NEWPORT, R.I. — Scholars at the Naval War College here probably nodded in vigorous agreement with a recent lecture delivered at another military institution 130 miles away. Speaking at West Point to leaders of tomorrow's Army, Defense Secretary Robert Gates said "any future defense secretary who advises the president to again send a big American land army into Asia or into the Middle East or Africa should 'have his head examined,' as General MacArthur so delicately put it." This underscored Gates' point that "the most plausible, high-end scenarios for the U.S. military are primarily naval and air engagements — whether in Asia, the Persian Gulf, or elsewhere."
Here at this 127-year old college, where the American practice of war-gaming began in 1887, the faculty members are professional worriers, especially about Asia, meaning China. Its naval doctrines, procurements and deployments invite inferences about its geopolitical intentions. Faculty members were interested that when Libya descended into chaos, China sent a frigate through the Suez Canal to be in position to assist Chinese nationals in distress. This was the first time the People's Republic had positioned a high-end combatant ship for a possible evacuation.
From such scraps of evidence, scholars here try to solve a high-stakes puzzle involving a decades-long process of designing and building ships: How should the U.S. Navy be configured for a world in which China's maritime capabilities and intentions will be ... what?
These scholars note that America has not always been good at predicting its next adversary.

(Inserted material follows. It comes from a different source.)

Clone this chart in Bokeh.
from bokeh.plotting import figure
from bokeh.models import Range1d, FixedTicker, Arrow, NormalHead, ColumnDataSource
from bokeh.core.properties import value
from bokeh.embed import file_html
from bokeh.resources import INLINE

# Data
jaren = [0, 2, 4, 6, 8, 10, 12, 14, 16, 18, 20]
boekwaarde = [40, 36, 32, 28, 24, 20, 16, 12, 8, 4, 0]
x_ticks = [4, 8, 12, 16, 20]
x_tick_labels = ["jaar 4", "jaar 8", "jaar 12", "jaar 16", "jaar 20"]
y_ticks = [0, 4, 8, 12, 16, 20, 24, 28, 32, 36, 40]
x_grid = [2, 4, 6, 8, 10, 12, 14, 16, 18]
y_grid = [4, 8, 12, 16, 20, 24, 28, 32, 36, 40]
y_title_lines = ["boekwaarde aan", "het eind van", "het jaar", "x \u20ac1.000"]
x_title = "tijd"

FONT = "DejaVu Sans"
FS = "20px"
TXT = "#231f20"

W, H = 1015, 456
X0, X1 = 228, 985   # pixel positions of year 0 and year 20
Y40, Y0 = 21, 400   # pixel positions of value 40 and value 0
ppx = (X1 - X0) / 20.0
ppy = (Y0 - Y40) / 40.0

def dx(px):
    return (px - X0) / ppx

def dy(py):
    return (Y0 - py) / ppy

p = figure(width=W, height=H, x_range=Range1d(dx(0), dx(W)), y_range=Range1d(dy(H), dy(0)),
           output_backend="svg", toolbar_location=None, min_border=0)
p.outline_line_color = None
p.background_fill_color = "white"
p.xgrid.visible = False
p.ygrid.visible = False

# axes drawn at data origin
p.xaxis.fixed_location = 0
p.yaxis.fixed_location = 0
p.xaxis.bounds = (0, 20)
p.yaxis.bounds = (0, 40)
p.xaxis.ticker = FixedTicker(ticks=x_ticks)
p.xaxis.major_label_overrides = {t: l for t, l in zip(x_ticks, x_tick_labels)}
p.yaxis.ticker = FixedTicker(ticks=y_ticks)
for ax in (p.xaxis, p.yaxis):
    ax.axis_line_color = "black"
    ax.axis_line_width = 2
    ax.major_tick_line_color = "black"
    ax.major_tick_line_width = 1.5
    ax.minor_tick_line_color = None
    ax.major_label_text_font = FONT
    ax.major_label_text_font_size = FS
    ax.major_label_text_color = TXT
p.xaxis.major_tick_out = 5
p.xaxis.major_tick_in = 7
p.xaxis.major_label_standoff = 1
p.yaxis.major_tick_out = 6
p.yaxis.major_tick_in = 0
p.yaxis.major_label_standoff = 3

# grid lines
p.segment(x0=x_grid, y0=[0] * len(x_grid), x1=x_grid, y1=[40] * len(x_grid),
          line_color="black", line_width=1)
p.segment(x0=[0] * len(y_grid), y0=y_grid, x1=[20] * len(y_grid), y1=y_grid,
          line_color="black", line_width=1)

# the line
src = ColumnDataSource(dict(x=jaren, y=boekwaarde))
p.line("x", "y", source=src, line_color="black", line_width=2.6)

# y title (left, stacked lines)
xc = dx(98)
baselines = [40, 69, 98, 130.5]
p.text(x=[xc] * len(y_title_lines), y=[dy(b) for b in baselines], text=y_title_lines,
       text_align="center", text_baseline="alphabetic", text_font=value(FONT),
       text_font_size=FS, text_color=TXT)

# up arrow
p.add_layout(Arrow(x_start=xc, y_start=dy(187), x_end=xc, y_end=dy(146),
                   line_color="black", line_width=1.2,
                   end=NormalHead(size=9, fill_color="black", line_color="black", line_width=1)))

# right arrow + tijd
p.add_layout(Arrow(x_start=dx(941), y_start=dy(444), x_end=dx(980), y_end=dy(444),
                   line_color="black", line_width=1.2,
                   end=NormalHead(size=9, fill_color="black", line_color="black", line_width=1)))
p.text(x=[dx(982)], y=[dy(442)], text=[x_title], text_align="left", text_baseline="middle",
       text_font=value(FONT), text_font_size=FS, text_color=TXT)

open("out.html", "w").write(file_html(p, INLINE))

In Iraq and Afghanistan, soldiers have ruefully said, "This isn't what we gamed." But for 22 years before Pearl Harbor, war games successfully anticipated the nature of a war with Japan — from amphibious attacks to capture islands for bases, to floating dry docks.
Before the gaming, the assumption of America's battleship-centric Navy was that it would steam west and fight something like the Battle of Jutland, the World War I engagement of the British and German fleets. After the gaming and the war, Adm. Chester Nimitz, commander of the Pacific fleet and U.S. signatory at Japan's surrender on the battleship Missouri, said kamikaze attacks were the Pacific theater's only major surprise.
The Chinese, too, have studied World War II and, according to some here at the college, have concluded that Japan's experience should be pertinent to China's planning. Japan was defeated by sea and air blockades plus the threat of invasion. As one person here puts it, America assured its victory when it controlled the Luzon Strait, a choke point between the Philippines and Taiwan.
China has no foreign bases, but myriad ocean-borne needs: It is ravenous for imported raw materials — oil, coal, minerals — and its economic dynamism is built on exports. It has huge domestic constituencies — oil refiners, shippers and shipbuilders, among others — utterly dependent on certainty in global transportation.
Today, China is a free-rider on a global maritime order built upon a network of treaties enforced by the U.S. Navy. The Chinese frigate that came through Suez then entered the Gulf of Sidra, which Libya no longer claims to control. It does not because of President Reagan's 1981 forceful insistence that the gulf is international water.
The arrival of U.S. ships off Libya's coast underscores the primacy of the Navy for projecting power. Mark Helprin of the Claremont Institute notes that "40 percent of the world's population lives within range of modern naval gunfire, and more than two-thirds within easy reach of carrier aircraft."